As for trying out horses, if you're trying it out because it sounds like a suitable horse for your level of riding and confidence, then I'm sure a person/rider like you is what the owner is expecting. :) Don't be put off by it at all.

Having said this, I rode a fantastic ex-international eventer at a yard once, in front of two pros. All was going well (ish). I was riding like a bit of an idiot, but not toooo badly. Until we got to a course and I had a horrific stride to an upright, resulted in me hanging off horse's neck and pro saying 'I think if you two (other girls) go with him, I'll just help 'JustMe22' by herself for a while.' Cringe.

Also. Try rescue remedy :)
 
I totally know how you feel, and like everyone else has said, don't be so hard on yourself, I'm sure you are a competent rider, just lacking in confidence, that's all.
1) Getting a new horse that you've never sat on is nerve-wracking for everyone, even pros can feel nervous before getting on a new horse they haven't ridden before. You just never know how they'll behave.

2) It takes time to get into the new horse's rhythym and movement, it doesn't happen on the first time you sit on them. Even very strong riders can look a bit wobbly / out-of-sync on a new horse with a different movement to what they're used to

3) A seller won't care how you ride. I've sold two competition horses, and am not at all bothered if someone comes who has very little experience or technique (but you are certainly both experienced and u have technique). My thoughts as a seller are "they'll learn together"; "they need to get used to each other". I care more about - "do they get on with each other?", "will he/she treat the horse well?"
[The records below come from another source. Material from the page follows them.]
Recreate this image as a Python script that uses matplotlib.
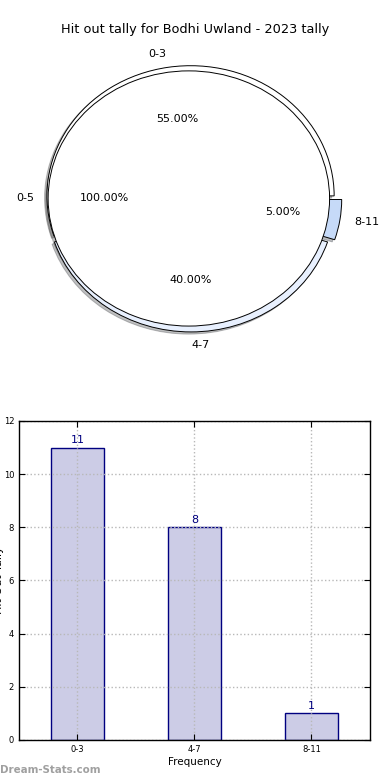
import numpy as np
import matplotlib
matplotlib.use('Agg')
import matplotlib.pyplot as plt

# --- data ---
title = "Hit out tally for Bodhi Uwland - 2023 tally"
outer_labels = ['0-3', '4-7', '8-11']
outer_values = [11, 8, 1]
inner_labels = ['0-5']
inner_values = [20]
bar_labels = ['0-3', '4-7', '8-11']
bar_values = [11, 8, 1]
y_ticks = [0, 2, 4, 6, 8, 10, 12]

plt.rcParams['font.family'] = ['DejaVu Sans']

fig = plt.figure(figsize=(3.9, 7.8), dpi=100, facecolor='white')

# --- top: nested pie ---
ax1 = fig.add_axes([0.0295, 0.5369, 0.9205, 0.4173])
outer_colors = ['#ffffff', '#e8f0fe', '#c6daf8']
shadow_style = {'ox': -0.012, 'oy': -0.012, 'alpha': 0.35}
ax1.pie(outer_values, labels=outer_labels, colors=outer_colors,
        explode=[0.02, 0.025, 0.05], autopct='%.2f%%', shadow=shadow_style,
        startangle=0, radius=1.0,
        wedgeprops={'edgecolor': 'black', 'linewidth': 0.7},
        textprops={'fontsize': 8})
ax1.pie(inner_values, labels=inner_labels, colors=['#ffffff'],
        explode=[0.015], autopct='%.2f%%', shadow=shadow_style,
        startangle=0, radius=0.98,
        wedgeprops={'edgecolor': 'black', 'linewidth': 0.7},
        textprops={'fontsize': 8})
ax1.set_aspect('auto')
ax1.set_xlim(-1.25, 1.25)
ax1.set_ylim(-1.25, 1.25)

fig.text(0.5, 1 - 30 / 780, title, ha='center', va='center', fontsize=9.3)

# --- bottom: bar chart ---
ax2 = fig.add_axes([0.0487, 0.0513, 0.9, 0.409])
x = np.arange(len(bar_labels))
ax2.bar(x, bar_values, width=0.45, color='#cccce6', edgecolor='#000080',
        linewidth=1.0)
for xi, v in zip(x, bar_values):
    ax2.text(xi, v + 0.08, str(v), ha='center', va='bottom',
             color='#000080', fontsize=8)

ax2.set_xlim(-0.5, len(bar_labels) - 0.5)
ax2.set_ylim(0, 12)
ax2.set_xticks(x)
ax2.set_xticklabels(bar_labels)
ax2.set_yticks(y_ticks)
ax2.tick_params(direction='in', top=True, right=True, labelsize=6, length=4)
ax2.grid(True, linestyle=':', color='#b8b8b8', linewidth=1.0)
ax2.set_axisbelow(False)
ax2.set_xlabel('Frequency', fontsize=7.5, labelpad=2)
ax2.set_ylabel('Hit Out Tally', fontsize=8)
ax2.yaxis.set_label_coords(-0.043, 0.5)
for s in ax2.spines.values():
    s.set_linewidth(1.0)
    s.set_zorder(5)

fig.text(0.0, 1 - 770 / 780, 'Dream-Stats.com', ha='left', va='center',
         fontsize=7.4, color='#a0a0a0', fontweight='bold')

fig.savefig('out.png', dpi=100, facecolor=fig.get_facecolor())
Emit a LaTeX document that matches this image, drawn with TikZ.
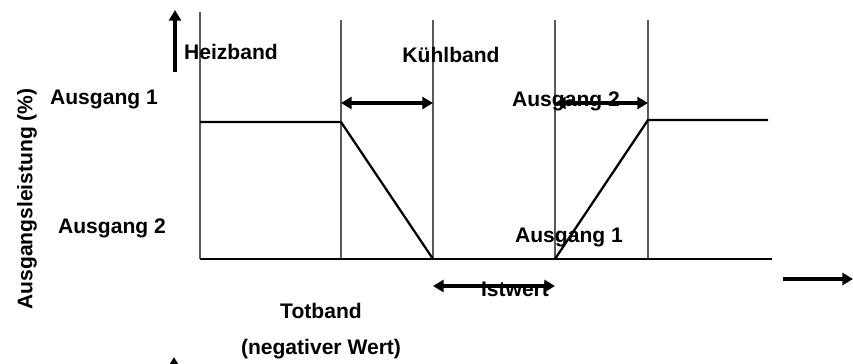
\documentclass[tikz,border=0pt]{standalone}
\usepackage{fontspec}
\setmainfont{Liberation Sans}
\usetikzlibrary{arrows.meta}

\begin{document}
\begin{tikzpicture}[
    x=0.75pt, y=-0.75pt,
    every node/.style={font=\bfseries\fontsize{15.8}{19}\selectfont, inner sep=0pt},
]

% ---------------------------------------------------------------- colours
\definecolor{bandcolor}{HTML}{5A5A5A}   % the thin band limits
\definecolor{inkcolor}{HTML}{000000}

\tikzset{
    band/.style={draw=bandcolor, line width=0.8pt},
    curve/.style={draw=inkcolor, line width=1.7pt},
    baseline/.style={draw=inkcolor, line width=2.1pt},
    fat/.style={draw=inkcolor, line width=3pt, -{Triangle[length=8pt, width=9pt]}},
    fatboth/.style={fat, {Triangle[length=8pt, width=9pt]}-{Triangle[length=8pt, width=9pt]}},
    lbl/.style={anchor=base},
}

% ================================================================
% pixel grid: 853 x 364, y runs downwards
%   band limits  x = 200, 341, 433, 555, 648
%   0 %          y = 259
%   100 %        y = 121
% ================================================================
\useasboundingbox (0,0) rectangle (853,364);
\clip (0,0) rectangle (853,364);

% ----------------------------------------------------------------------
% band limits
% ----------------------------------------------------------------------
\coordinate (top0) at (200,12);
\coordinate (bot0) at (200,259);
\draw[band] (top0) -- (bot0);
\foreach \x [count=\i] in {341,433,555,648} {
    \coordinate (top\i) at (\x,20);
    \coordinate (bot\i) at (\x,259);
    \draw[band] (top\i) -- (bot\i);
}

% ----------------------------------------------------------------------
% output curves
% ----------------------------------------------------------------------
\coordinate (axisend) at (772,259);
\draw[baseline] (bot0) -- (axisend);

\coordinate (heatstart) at (200,122);
\coordinate (heatknee) at (341,122);
\draw[curve] (heatstart) -- (heatknee) -- (bot2);

\coordinate (coolknee) at (648,120);
\coordinate (coolend) at (768,120);
\draw[curve] (bot3) -- (coolknee) -- (coolend);

% ----------------------------------------------------------------------
% labels
% ----------------------------------------------------------------------
\node[lbl] (heizband) at (231,59) {Heizband};
\node[lbl] (kuehlband) at (451,62) {Kühlband};
\node[lbl] (ausEinsL) at (104,104) {Ausgang 1};
\node[lbl] (ausZweiL) at (112,233) {Ausgang 2};
\node[lbl] (ausZweiR) at (566,106) {Ausgang 2};
\node[lbl] (ausEinsR) at (569,242) {Ausgang 1};
\node[lbl] (istwert) at (515,296) {Istwert};
\node[lbl] (totband) at (321,318) {Totband};
\node[lbl] (negwert) at (321,354) {(negativer Wert)};
\node[rotate=90] (ylabel) at (27,199) {Ausgangsleistung (\%)};

% ----------------------------------------------------------------------
% arrows
% ----------------------------------------------------------------------
\coordinate (heizfoot) at (175,72);
\coordinate (heiztip) at (175,10);
\draw[fat] (heizfoot) -- (heiztip);

\coordinate (kuehlL) at (341,103);
\coordinate (kuehlR) at (433,103);
\draw[fatboth] (kuehlL) -- (kuehlR);

\coordinate (zweiL) at (555,103);
\coordinate (zweiR) at (648,103);
\draw[fatboth] (zweiL) -- (zweiR);

\coordinate (istL) at (433,286);
\coordinate (istR) at (555,286);
\draw[fatboth] (istL) -- (istR);

\coordinate (xfoot) at (783,279);
\coordinate (xtip) at (853,279);
\draw[fat] (xfoot) -- (xtip);

\coordinate (lowfoot) at (174,395);
\coordinate (lowtip) at (174,357);
\draw[fat] (lowfoot) -- (lowtip);

\end{tikzpicture}
\end{document}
4) There are not enough pro riders out there with enough money to buy all the nice horses for sale. I don't think any seller is expecting only pros to turn up, unless it is a difficult / nightmare horse!!

5) Try Rescue Remedy - I keep a bottle in the car just in case

6) Try Jo Cooper, Equestrian Confidence - to try to get to the bottom of your fears, she does NLP, is reasonably priced, and has a genuine interest in helping people get over their fears. www.equestrianconfidence.com - I used her after I had a bad accident that left me completely devoid of any shred of confidence. She's brilliant.

7) Think positive, be kind to yourself, and good luck finding "the one"!!